Even those that do have a bank account don’t necessarily have access to deals that accredited investors do. We’re talking 1% of the top 15% of the world.

As Kress argues, part of why blockchain is so empowering is because it allows individuals to gain access to potentially high-yield deals and savings opportunities with just a mobile phone and internet connection. For savings accounts, this is similar to the valuation of monetary opportunity experienced 35–50 years ago at the beginning of the present day Great Debasement. For access to early-stage investment opportunities, this is unprecedented in the financial history of the every-person. Through the burgeoning blockchain ecosystem, individuals and communities gain the power that was once only held by venture capitalists and hedge funds.

Modern-day attractive returns are what investors have been seeing in places like the MultiversX Launchpad and staking Injective Protocol. These opportunities allow investors to get into the ground floor in ways that only accredited investors were previously able to, as Kress argued. Crypto staking accounts and unique investment opportunities in early-stage blockchain platforms have the highest yields now, as they are comparable with what savings account APYs were around decades ago.

Staking with Injective

When Mark-Cuban backed Injective Protocol launched Equinox Staking earlier this year, investors were staking their INJ to get a baseline return of 15% APY. Investors were thrilled.

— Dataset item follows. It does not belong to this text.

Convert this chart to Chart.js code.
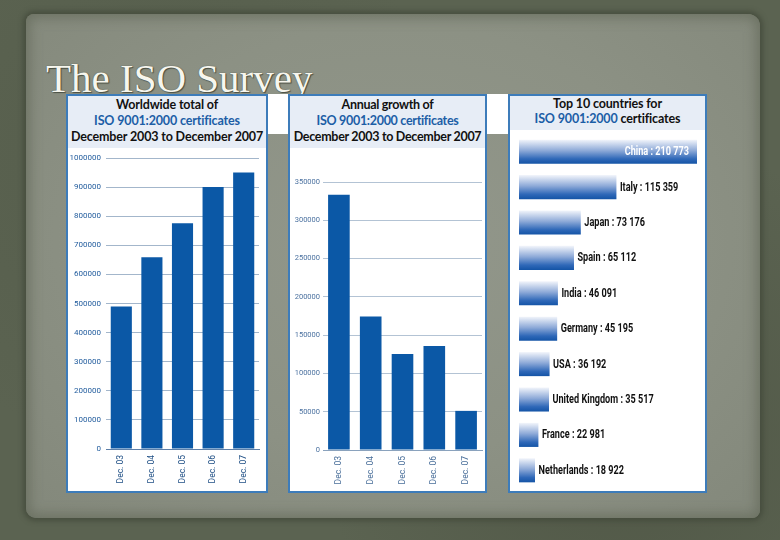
<!DOCTYPE html>
<html>
<head>
<meta charset="utf-8">
<script src="https://cdn.jsdelivr.net/npm/chart.js@4/dist/chart.umd.min.js"></script>
<style>
  html, body { margin: 0; padding: 0; }
  body {
    width: 780px; height: 540px; position: relative; overflow: hidden;
    background:
      radial-gradient(circle at 20% 30%, rgba(80,88,70,0.5) 0, rgba(80,88,70,0) 40%),
      radial-gradient(circle at 80% 80%, rgba(70,76,60,0.5) 0, rgba(70,76,60,0) 40%),
      #5b6351;
  }
  .paper {
    position: absolute; left: 26px; top: 14px; width: 734px; height: 504px;
    border-radius: 8px 12px 8px 10px;
    background: radial-gradient(ellipse at 50% 45%, #92978b 0%, #8c9184 55%, #83887b 100%);
    box-shadow: 0 0 5px 3px rgba(66,72,58,0.75), inset 0 0 12px 4px rgba(100,106,90,0.7);
  }
  .title {
    position: absolute; left: 46px; top: 57px;
    font-family: "Liberation Serif", "DejaVu Serif", serif;
    font-size: 41px; line-height: 42px; color: #f6f6ee;
    text-shadow: 0 0 1px #3b4034, 1px 1px 1px #4b5044;
  }
  .gap { position: absolute; background: #fff; top: 94px; height: 40px; }
  .panel {
    position: absolute; top: 94px; height: 399px; background: #fff;
    border: 2px solid #3d7cba; box-sizing: border-box;
  }
  .head {
    position: absolute; left: 0; top: 0; right: 0; background: #e7edf6;
    font-family: Lato, "Open Sans", sans-serif; font-weight: bold; font-size: 12.5px;
    line-height: 16px; text-align: center; color: #111; padding-top: 1px; box-sizing: border-box;
    white-space: nowrap; letter-spacing: -0.15px;
  }
  .blue { color: #1c5ea6; }
  canvas { position: absolute; }
</style>
</head>
<body>
<div class="paper"></div>
<div class="title">The ISO Survey</div>
<div class="gap" style="left:266px;width:24px"></div>
<div class="gap" style="left:485px;width:25px"></div>

<div class="panel" style="left:66px;width:202px">
  <div class="head" style="height:52px">Worldwide total of<br><span class="blue">ISO 9001:2000 certificates</span><br>December 2003 to December 2007</div>
  <canvas id="total" width="197" height="342" style="left:0;top:52px"></canvas>
</div>

<div class="panel" style="left:288px;width:199px">
  <div class="head" style="height:52px;letter-spacing:-0.3px">Annual growth of<br><span class="blue">ISO 9001:2000 certificates</span><br>December 2003 to December 2007</div>
  <canvas id="growth" width="194" height="342" style="left:0;top:52px"></canvas>
</div>

<div class="panel" style="left:508px;width:199px">
  <div class="head" style="height:34px;padding-top:0;line-height:15px">Top 10 countries for<br><span class="blue">ISO 9001:2000</span> certificates</div>
  <canvas id="top10" width="194" height="360" style="left:0;top:34px"></canvas>
</div>

<script>
const years = ['Dec. 03', 'Dec. 04', 'Dec. 05', 'Dec. 06', 'Dec. 07'];
const totalCerts = [490000, 659000, 776000, 900000, 950000];
const annualGrowth = [333500, 174200, 125300, 135700, 51100];
const countries = ['China', 'Italy', 'Japan', 'Spain', 'India', 'Germany', 'USA', 'United Kingdom', 'France', 'Netherlands'];
const countryCerts = [210773, 115359, 73176, 65112, 46091, 45195, 36192, 35517, 22981, 18922];

const barBlue = '#0b58a6';

function columnChart(id, values, opts) {
    const ctx = document.getElementById(id).getContext('2d');
    return new Chart(ctx, {
        type: 'bar',
        data: {
            labels: years,
            datasets: [{
                data: values,
                backgroundColor: barBlue,
                barPercentage: opts.barPct,
                categoryPercentage: 1,
            }],
        },
        options: {
            responsive: false,
            animation: false,
            plugins: { legend: { display: false }, tooltip: { enabled: false } },
            layout: { padding: { top: opts.top, right: opts.right, left: 0, bottom: 0 } },
            scales: {
                x: {
                    grid: { display: false, drawTicks: false },
                    border: { display: true, color: opts.zeroColor, width: 1 },
                    ticks: {
                        minRotation: 90, maxRotation: 90, padding: 6, autoSkip: false,
                        color: opts.xColor, font: { family: 'Roboto', size: 8.5 },
                    },
                    afterFit: (s) => { s.height = opts.xHeight; },
                },
                y: {
                    min: 0,
                    max: opts.max,
                    grid: { color: opts.gridColor, drawTicks: false },
                    border: { display: false },
                    ticks: {
                        stepSize: opts.step, padding: opts.labelPad,
                        color: opts.yColor, font: { family: 'Roboto', size: opts.yFont },
                        callback: (v) => String(v),
                    },
                    afterFit: (s) => { s.width = opts.yWidth; },
                },
            },
        },
    });
}

columnChart('total', totalCerts, {
    max: 1000000, step: 100000, top: 10, right: 6, yWidth: 38, xHeight: 41,
    labelPad: 5, yFont: 8, barPct: 0.69,
    gridColor: '#a3b6cb', zeroColor: '#5d7fa8', yColor: '#1f5a9c', xColor: '#1f4f85',
});

columnChart('growth', annualGrowth, {
    max: 350000, step: 50000, top: 34, right: 2, yWidth: 33, xHeight: 40,
    labelPad: 3, yFont: 7.5, barPct: 0.68,
    gridColor: '#b3c3d4', zeroColor: '#8aa2bd', yColor: '#4c72a0', xColor: '#4a6f9a',
});

// value labels next to the horizontal bars
const countryLabels = {
    id: 'countryLabels',
    afterDatasetsDraw(chart) {
        const { ctx } = chart;
        const meta = chart.getDatasetMeta(0);
        ctx.save();
        ctx.font = 'bold 12px Roboto';
        ctx.textBaseline = 'middle';
        const squeeze = 0.76;
        meta.data.forEach((bar, i) => {
            const num = countryCerts[i].toLocaleString('en-US').replace(/,/g, ' ');
            const text = `${countries[i]} : ${num}`;
            ctx.save();
            if (i === 0) {
                const w = ctx.measureText(text).width * squeeze;
                ctx.translate(bar.x - 8 - w, bar.y);
                ctx.fillStyle = '#ffffff';
            } else {
                ctx.translate(bar.x + 3.5, bar.y);
                ctx.fillStyle = '#111111';
            }
            ctx.scale(squeeze, 1);
            ctx.fillText(text, 0, 0.5);
            ctx.restore();
        });
        ctx.restore();
    },
};

new Chart(document.getElementById('top10').getContext('2d'), {
    type: 'bar',
    data: {
        labels: countries,
        datasets: [{
            data: countryCerts,
            barPercentage: 0.68,
            categoryPercentage: 1,
            backgroundColor: (c) => {
                const chart = c.chart;
                if (!chart.chartArea || c.dataIndex === undefined) return '#1656a8';
                const yc = chart.scales.y.getPixelForValue(c.dataIndex);
                const h = (chart.chartArea.bottom - chart.chartArea.top) / countries.length * 0.68;
                const g = chart.ctx.createLinearGradient(0, yc - h / 2, 0, yc + h / 2);
                g.addColorStop(0, '#f2f5fb');
                g.addColorStop(0.45, '#8eaad8');
                g.addColorStop(0.8, '#2f68b8');
                g.addColorStop(1, '#1454a6');
                return g;
            },
        }],
    },
    options: {
        indexAxis: 'y',
        responsive: false,
        animation: false,
        plugins: { legend: { display: false }, tooltip: { enabled: false } },
        layout: { padding: { top: 4, right: 7, left: 9, bottom: 2 } },
        scales: {
            x: { display: false, min: 0, max: 210773 },
            y: { display: false },
        },
    },
    plugins: [countryLabels],
});
</script>
</body>
</html>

Within the first few days, Injective saw over $20 million dollars pour into the platform. That was in-part due to the massive incentivization they were able to deliver to early adopters, like 100% APY boosts (Figure D). While the 100% APY boosts were limited to some of the earliest adopters, even the current 5% APY that is available to all delegators and validators is high. That’s especially true when you compare it to “staking” traditional currencies like the Euro or Pound in a savings account which returns less than half a percentage point yield. At the current rate of inflation, you are losing buying power with every year you park fiat currencies into traditional savings accounts compared to investing in assets or staking in crypto.

Figure D Source: Injective Labs Twitter

Attractive returns of this magnitude haven’t been seen in the last decade. Investors are jumping onboard to participate in these high-yield rates.

MultiversX (EGLD) Staking

The MultiversX community has had a similar experience with early participants receiving historically-high interest rates that match or beat what was once available decades ago for traditional currencies in bank accounts. In October 2020, delegators and validators were receiving between 20% and 36% returns depending on their level of participation in securing the MultiversX network. These rates tripled some of the best 1980s-level savings opportunities.

MultiversX also allows investments in launchpad projects. While there is no way of knowing the potential return on investing in an early-stage company like those on the launchpad, it’s a 21st-century privilege to be able to even have access to those types of deals. Before the last few years, early investments in companies of this size were only available to elite accredited investors. Now all you need is a mobile phone and internet connection.

In Conclusion

Thanks to blockchain, the attractive returns and financial opportunities once-available to the global elite are now available to anyone with a mobile phone and internet connection. As Wesley Kress argues, the current system still has a long way to go, yet, blockchain is bridging the gap.

Many businesses around the world are looking for alternative reserves for their treasury. Blockchain ecosystems like MultiversX and Injective are attractive alternatives to gain access to the same or attractive returns that were available long ago. Will you take advantage?